[Data records]
****************

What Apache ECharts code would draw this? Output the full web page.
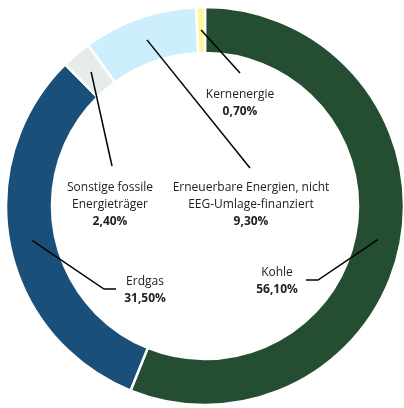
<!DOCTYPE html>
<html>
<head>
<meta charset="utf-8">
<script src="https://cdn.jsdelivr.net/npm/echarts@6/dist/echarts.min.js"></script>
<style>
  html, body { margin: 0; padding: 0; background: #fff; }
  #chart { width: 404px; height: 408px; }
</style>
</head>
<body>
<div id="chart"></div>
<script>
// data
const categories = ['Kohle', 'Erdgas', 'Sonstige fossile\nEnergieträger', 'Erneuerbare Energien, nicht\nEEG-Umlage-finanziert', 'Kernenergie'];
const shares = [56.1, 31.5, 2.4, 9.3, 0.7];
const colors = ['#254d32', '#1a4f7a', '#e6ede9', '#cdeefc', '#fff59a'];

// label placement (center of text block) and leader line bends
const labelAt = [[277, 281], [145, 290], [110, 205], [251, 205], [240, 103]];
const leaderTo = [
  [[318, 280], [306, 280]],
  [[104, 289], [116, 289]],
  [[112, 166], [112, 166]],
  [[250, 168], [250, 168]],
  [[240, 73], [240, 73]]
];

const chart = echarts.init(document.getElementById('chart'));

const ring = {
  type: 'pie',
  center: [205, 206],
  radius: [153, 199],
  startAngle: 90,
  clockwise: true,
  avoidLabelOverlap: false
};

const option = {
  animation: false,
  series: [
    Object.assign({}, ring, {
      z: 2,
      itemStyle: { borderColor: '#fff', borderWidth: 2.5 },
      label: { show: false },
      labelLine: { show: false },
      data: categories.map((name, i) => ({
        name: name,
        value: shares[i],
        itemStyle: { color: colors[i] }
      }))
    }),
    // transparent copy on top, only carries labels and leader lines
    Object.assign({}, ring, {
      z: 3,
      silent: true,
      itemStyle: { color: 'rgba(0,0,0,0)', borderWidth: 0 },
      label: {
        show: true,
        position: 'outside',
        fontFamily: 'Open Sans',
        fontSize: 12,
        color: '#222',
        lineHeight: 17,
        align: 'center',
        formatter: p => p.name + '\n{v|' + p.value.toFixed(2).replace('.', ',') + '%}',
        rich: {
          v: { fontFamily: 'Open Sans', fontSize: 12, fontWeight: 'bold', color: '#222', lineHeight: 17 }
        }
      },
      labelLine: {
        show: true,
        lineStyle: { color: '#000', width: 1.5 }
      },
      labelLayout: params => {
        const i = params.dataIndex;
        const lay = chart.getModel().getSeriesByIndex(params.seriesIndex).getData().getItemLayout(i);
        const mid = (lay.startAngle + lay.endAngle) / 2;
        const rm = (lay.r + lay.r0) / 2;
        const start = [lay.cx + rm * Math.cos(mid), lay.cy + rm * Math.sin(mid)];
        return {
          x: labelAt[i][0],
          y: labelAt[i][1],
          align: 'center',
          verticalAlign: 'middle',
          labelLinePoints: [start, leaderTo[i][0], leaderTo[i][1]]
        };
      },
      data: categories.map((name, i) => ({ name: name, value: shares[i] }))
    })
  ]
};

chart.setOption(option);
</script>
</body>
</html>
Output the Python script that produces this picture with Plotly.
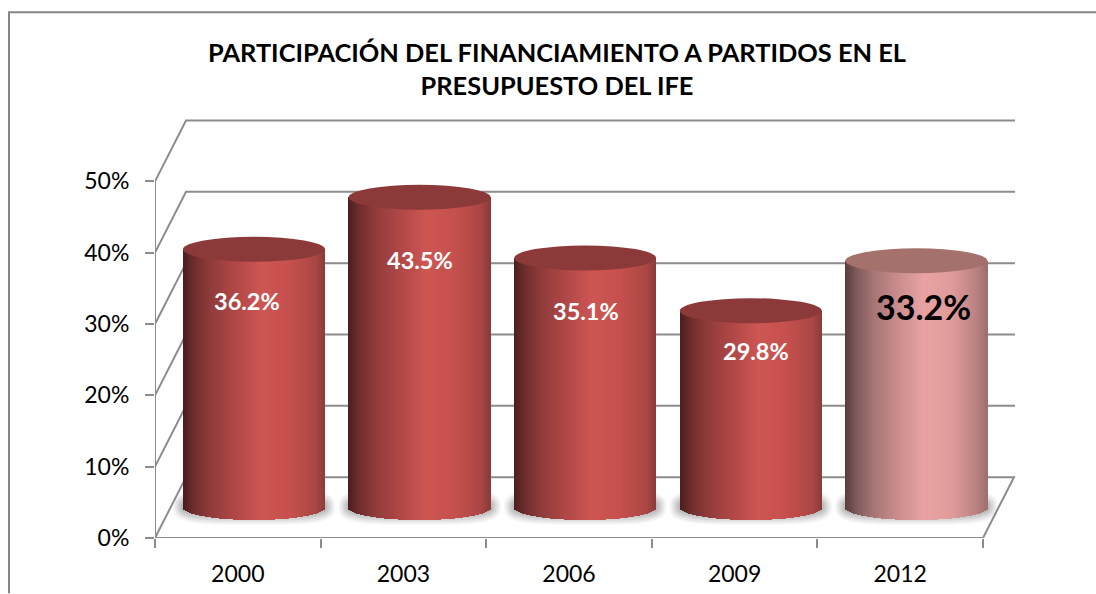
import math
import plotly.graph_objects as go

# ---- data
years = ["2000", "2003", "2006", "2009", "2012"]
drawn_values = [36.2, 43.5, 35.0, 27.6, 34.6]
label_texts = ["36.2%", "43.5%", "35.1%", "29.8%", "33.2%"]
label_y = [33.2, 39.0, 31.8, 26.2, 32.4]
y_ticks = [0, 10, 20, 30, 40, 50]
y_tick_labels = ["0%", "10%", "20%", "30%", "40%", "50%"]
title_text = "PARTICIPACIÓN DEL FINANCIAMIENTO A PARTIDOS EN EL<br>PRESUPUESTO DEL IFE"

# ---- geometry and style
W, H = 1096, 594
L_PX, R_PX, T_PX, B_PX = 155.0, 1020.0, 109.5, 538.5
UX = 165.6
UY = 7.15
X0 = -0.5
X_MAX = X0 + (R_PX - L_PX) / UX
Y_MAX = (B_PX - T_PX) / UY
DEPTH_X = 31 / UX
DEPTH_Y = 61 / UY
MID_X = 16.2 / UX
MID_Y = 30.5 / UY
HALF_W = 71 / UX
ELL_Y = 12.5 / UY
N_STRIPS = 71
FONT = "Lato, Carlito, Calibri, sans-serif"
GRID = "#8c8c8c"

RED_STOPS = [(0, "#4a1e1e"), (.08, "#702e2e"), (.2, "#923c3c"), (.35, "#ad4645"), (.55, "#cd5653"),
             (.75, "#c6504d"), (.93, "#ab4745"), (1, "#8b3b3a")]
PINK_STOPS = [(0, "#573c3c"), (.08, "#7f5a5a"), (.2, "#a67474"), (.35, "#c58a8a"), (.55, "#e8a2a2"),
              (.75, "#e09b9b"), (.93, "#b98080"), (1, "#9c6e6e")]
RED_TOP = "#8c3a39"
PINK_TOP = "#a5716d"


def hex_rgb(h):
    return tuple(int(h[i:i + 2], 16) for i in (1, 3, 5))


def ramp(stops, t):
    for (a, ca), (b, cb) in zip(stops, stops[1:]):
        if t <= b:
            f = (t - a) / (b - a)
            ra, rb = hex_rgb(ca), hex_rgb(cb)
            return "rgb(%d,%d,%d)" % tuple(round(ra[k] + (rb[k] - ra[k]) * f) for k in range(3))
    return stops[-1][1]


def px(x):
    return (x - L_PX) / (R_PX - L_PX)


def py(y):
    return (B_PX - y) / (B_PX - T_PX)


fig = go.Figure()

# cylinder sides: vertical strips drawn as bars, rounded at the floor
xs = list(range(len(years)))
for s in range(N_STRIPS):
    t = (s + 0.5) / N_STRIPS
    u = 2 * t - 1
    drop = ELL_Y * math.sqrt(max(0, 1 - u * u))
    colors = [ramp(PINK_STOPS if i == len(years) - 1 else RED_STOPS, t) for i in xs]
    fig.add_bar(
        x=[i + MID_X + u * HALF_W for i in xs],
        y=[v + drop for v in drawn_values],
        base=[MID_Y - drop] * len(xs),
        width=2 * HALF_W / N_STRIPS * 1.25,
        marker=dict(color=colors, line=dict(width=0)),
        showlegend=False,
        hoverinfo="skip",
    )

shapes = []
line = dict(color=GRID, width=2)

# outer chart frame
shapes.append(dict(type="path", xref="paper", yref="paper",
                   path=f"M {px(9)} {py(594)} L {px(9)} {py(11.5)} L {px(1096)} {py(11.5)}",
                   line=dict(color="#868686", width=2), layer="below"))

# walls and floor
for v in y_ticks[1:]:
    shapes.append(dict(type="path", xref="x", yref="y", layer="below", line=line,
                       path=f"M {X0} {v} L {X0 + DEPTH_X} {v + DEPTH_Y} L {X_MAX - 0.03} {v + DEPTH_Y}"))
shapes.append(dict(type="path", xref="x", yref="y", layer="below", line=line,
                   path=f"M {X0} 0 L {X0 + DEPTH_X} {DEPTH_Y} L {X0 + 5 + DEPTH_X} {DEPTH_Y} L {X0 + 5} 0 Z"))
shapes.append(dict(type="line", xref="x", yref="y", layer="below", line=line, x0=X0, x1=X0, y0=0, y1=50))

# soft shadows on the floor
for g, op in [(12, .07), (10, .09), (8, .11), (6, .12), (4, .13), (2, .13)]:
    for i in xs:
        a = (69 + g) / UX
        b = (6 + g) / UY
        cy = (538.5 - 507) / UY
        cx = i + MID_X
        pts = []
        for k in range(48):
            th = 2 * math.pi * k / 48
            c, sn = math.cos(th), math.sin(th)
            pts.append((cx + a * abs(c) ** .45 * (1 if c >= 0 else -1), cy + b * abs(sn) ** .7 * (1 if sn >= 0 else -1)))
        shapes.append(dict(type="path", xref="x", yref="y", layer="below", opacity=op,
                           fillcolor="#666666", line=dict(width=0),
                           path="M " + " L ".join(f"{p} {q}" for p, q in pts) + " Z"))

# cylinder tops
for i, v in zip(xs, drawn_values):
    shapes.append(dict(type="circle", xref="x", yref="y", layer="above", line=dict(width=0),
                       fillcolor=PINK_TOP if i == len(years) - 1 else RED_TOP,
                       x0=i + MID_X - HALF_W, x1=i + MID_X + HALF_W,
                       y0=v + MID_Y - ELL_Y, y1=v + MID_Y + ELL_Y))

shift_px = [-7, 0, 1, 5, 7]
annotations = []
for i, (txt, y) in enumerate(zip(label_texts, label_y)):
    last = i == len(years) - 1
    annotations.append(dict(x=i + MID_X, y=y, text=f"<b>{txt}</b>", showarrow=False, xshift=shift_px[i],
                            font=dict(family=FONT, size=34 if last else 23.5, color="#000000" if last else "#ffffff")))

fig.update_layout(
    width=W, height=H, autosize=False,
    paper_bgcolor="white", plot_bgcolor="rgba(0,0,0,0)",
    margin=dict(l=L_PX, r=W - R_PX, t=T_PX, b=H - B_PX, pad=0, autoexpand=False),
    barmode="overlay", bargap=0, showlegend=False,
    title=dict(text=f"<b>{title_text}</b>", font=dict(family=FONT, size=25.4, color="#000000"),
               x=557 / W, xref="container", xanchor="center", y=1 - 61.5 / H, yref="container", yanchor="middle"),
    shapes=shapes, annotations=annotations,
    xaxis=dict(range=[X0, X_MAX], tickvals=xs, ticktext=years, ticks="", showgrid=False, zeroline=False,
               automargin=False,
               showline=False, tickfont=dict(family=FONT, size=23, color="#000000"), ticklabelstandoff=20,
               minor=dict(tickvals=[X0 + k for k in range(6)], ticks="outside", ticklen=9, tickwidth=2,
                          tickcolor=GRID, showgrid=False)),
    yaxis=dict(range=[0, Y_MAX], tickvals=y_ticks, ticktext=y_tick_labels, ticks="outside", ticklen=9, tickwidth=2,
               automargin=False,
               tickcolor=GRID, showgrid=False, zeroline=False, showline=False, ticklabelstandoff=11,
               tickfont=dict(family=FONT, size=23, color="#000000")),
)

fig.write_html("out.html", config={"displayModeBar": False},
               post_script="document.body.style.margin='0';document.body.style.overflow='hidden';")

****************

Out of the records, collect only those lines that contain the string "picture".

■ **Result of the exercise**
Output the Python script that produces this picture with Plotly.

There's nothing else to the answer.